What Is Gated Content?
Content that requires a form submission to access, used to capture lead information.
Gated content is any resource placed behind a registration form. Visitors must provide contact information (typically name, email, company, and title) to access the content. This is the primary mechanism demand gen teams use to convert anonymous website visitors into known leads.
Common gated assets include whitepapers, research reports, ebooks, webinar recordings, templates, and product demos. The content sits on a landing page with a form, and access is delivered via email or immediate download after submission.
The gating debate is ongoing in demand gen circles. Proponents argue that gating captures leads and enables nurturing. Critics argue that gating reduces content reach, hurts SEO, and generates low-intent leads who just wanted the content. The practical answer is usually a mix: gate your highest-value assets and leave educational blog content ungated.
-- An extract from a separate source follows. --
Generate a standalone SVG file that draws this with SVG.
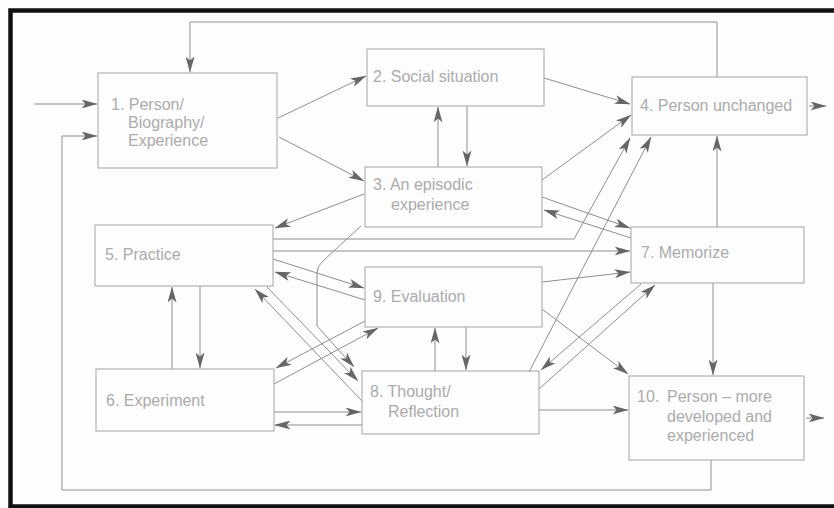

If you gate content, make sure the value exchange is fair. A 2-page checklist is not worth 5 form fields. A 40-page research report with original data is. Mismatched value exchange leads to fake form submissions, junk data, and leads who resent being asked for their information.
Frequently Asked Questions
Should all content be gated?
No. Gate your highest-value, most differentiated content. Leave blog posts, general educational content, and SEO-focused pages ungated. A common ratio is 80% ungated (reach) and 20% gated (lead capture).
Does gated content hurt SEO?
Yes, because search engines cannot index content behind forms. If SEO traffic is a priority for a piece of content, leave it ungated. Gate content that is promoted through ads, email, and syndication instead.